━━━━━ Input rows ━━━━━
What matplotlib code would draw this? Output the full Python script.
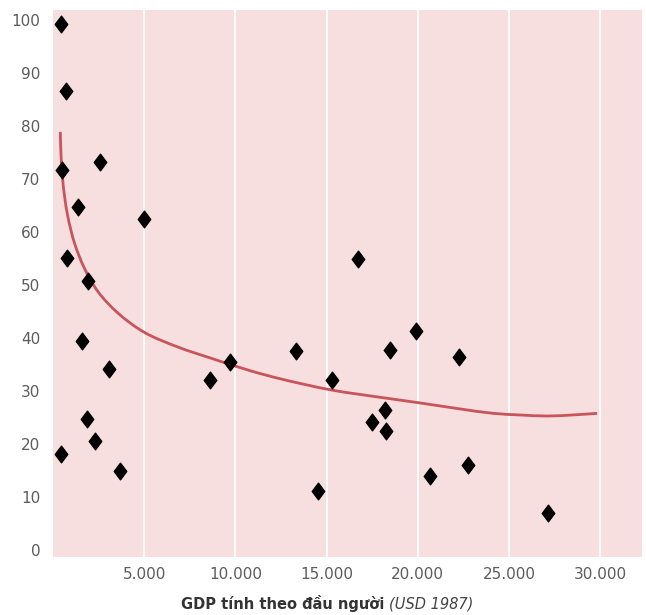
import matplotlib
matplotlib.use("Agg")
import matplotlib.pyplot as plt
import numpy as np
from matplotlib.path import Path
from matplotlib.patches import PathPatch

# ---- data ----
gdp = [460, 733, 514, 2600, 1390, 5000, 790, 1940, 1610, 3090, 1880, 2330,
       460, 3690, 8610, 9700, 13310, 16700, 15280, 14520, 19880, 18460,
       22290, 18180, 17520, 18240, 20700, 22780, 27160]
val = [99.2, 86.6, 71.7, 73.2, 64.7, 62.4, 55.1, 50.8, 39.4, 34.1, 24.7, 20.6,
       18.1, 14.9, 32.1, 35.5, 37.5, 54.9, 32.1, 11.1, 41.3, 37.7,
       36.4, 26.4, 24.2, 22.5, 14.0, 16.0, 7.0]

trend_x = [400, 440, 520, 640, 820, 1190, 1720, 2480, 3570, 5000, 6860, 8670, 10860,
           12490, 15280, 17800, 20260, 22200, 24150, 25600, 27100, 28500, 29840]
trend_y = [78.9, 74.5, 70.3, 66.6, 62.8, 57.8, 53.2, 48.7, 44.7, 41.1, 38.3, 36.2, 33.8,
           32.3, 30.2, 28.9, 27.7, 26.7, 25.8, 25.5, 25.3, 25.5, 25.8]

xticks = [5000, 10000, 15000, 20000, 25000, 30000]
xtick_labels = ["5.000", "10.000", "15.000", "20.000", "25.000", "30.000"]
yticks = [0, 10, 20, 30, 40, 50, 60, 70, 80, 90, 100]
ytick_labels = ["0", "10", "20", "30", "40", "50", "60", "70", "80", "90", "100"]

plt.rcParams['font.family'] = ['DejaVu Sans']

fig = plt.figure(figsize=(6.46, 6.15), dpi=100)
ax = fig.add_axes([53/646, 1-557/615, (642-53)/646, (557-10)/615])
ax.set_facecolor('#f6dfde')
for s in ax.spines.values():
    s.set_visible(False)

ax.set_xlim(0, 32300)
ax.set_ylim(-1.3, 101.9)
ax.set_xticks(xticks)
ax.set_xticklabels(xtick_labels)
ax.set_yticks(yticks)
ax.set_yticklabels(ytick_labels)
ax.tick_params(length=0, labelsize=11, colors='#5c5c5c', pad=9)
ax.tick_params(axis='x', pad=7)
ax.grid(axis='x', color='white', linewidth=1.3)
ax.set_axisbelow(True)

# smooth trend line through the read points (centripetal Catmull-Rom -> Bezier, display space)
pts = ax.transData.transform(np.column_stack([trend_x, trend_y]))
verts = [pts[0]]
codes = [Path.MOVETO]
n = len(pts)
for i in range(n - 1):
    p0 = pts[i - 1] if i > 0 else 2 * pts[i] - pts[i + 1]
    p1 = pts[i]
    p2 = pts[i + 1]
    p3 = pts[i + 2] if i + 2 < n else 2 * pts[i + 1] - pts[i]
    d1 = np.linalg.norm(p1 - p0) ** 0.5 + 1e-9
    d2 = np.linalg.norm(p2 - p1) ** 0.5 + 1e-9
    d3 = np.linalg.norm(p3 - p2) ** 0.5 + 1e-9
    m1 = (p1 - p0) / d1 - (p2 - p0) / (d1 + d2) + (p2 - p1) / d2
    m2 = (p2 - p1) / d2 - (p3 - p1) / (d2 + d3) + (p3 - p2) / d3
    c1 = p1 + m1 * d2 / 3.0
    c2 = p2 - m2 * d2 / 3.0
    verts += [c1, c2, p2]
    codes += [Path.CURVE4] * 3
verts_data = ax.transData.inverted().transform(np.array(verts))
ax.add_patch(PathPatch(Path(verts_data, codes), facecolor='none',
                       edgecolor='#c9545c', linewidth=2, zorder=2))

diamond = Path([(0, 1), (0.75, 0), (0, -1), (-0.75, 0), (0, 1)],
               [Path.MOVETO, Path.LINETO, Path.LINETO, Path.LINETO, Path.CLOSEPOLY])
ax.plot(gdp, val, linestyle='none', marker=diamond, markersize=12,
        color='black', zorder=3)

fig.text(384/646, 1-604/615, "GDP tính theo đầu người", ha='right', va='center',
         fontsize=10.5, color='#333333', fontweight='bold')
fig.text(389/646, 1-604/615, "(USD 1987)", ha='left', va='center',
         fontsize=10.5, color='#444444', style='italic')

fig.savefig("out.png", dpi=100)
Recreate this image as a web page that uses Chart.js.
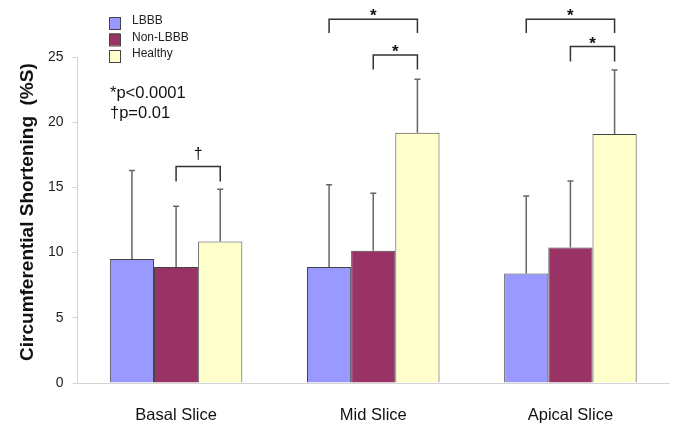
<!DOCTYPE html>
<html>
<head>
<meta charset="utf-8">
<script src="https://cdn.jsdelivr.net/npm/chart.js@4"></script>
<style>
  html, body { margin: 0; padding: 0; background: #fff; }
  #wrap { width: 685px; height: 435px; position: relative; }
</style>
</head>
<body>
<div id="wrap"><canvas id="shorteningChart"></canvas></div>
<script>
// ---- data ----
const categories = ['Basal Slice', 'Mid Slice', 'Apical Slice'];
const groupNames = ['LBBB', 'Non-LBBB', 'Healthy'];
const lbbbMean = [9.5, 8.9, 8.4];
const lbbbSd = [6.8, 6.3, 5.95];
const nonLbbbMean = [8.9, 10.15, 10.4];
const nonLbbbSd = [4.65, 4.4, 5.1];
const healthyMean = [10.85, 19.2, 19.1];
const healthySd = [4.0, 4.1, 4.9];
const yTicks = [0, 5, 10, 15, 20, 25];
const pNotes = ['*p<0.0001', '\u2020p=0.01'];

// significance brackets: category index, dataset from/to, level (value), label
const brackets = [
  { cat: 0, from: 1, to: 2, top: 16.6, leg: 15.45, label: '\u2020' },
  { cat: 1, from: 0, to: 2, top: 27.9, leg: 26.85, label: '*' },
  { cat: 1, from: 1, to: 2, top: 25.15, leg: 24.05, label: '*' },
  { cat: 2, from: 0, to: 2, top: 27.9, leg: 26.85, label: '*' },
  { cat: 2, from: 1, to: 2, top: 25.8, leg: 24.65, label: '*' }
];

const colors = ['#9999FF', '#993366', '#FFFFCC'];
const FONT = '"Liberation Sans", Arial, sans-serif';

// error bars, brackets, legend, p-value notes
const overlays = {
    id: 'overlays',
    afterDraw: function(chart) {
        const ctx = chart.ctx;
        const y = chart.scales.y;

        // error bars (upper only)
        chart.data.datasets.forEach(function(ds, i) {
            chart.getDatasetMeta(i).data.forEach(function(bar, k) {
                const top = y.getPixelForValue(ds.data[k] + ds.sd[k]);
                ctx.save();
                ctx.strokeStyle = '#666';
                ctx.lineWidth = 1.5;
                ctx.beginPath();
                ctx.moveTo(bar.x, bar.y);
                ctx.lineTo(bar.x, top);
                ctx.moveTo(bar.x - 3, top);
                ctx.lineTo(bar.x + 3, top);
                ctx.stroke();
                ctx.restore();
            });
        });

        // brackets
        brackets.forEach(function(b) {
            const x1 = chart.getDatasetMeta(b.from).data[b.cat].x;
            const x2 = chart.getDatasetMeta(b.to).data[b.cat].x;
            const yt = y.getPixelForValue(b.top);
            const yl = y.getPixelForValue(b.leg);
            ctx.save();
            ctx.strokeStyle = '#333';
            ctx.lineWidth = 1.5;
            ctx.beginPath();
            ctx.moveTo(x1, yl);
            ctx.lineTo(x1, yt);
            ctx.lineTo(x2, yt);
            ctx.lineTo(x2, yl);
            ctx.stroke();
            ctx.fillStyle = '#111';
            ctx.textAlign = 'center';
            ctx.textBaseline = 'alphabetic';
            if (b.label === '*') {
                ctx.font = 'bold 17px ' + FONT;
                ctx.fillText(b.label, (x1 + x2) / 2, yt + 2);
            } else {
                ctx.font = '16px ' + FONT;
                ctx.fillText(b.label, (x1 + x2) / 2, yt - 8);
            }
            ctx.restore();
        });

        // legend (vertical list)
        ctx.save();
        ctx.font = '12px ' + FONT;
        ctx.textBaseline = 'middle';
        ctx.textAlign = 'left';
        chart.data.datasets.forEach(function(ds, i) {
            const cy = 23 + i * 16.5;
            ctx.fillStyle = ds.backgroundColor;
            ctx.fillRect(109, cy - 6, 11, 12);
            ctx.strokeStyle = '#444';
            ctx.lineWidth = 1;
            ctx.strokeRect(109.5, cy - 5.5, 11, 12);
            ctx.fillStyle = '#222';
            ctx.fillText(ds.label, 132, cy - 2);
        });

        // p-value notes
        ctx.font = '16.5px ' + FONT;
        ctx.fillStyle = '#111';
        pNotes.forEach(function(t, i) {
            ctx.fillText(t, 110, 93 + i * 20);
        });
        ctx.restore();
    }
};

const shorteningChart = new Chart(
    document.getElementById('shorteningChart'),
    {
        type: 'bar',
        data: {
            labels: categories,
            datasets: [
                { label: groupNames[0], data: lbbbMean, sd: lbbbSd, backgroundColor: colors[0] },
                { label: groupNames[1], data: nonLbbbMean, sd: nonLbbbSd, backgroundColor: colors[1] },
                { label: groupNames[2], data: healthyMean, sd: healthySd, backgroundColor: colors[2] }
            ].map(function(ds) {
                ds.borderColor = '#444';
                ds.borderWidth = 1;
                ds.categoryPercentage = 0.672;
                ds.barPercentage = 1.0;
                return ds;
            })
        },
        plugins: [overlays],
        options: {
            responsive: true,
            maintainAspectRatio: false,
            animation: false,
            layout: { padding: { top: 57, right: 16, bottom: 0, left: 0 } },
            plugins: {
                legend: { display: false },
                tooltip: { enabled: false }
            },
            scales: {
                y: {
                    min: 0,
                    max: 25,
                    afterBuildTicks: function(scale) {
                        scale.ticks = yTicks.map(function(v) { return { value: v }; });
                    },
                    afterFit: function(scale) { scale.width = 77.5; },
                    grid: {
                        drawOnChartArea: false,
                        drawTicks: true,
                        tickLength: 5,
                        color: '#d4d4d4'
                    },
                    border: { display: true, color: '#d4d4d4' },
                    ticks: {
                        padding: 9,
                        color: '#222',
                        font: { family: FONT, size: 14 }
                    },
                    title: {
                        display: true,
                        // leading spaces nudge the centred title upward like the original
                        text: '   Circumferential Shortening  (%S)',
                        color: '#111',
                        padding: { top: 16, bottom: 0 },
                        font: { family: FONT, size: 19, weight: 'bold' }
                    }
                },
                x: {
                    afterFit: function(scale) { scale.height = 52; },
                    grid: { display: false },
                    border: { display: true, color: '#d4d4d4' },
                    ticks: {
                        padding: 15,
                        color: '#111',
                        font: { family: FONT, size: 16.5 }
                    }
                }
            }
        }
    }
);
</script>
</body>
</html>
━━━━━
Go from the first line of the listing to the line holding "36.4, 26.4, 24.2, 22.5, 14.0, 16.0, 7.0]" and, please, transcribe those lines exactly, both included, with no pictures.

Solution to this problem:
What matplotlib code would draw this? Output the full Python script.
import matplotlib
matplotlib.use("Agg")
import matplotlib.pyplot as plt
import numpy as np
from matplotlib.path import Path
from matplotlib.patches import PathPatch

# ---- data ----
gdp = [460, 733, 514, 2600, 1390, 5000, 790, 1940, 1610, 3090, 1880, 2330,
       460, 3690, 8610, 9700, 13310, 16700, 15280, 14520, 19880, 18460,
       22290, 18180, 17520, 18240, 20700, 22780, 27160]
val = [99.2, 86.6, 71.7, 73.2, 64.7, 62.4, 55.1, 50.8, 39.4, 34.1, 24.7, 20.6,
       18.1, 14.9, 32.1, 35.5, 37.5, 54.9, 32.1, 11.1, 41.3, 37.7,
       36.4, 26.4, 24.2, 22.5, 14.0, 16.0, 7.0]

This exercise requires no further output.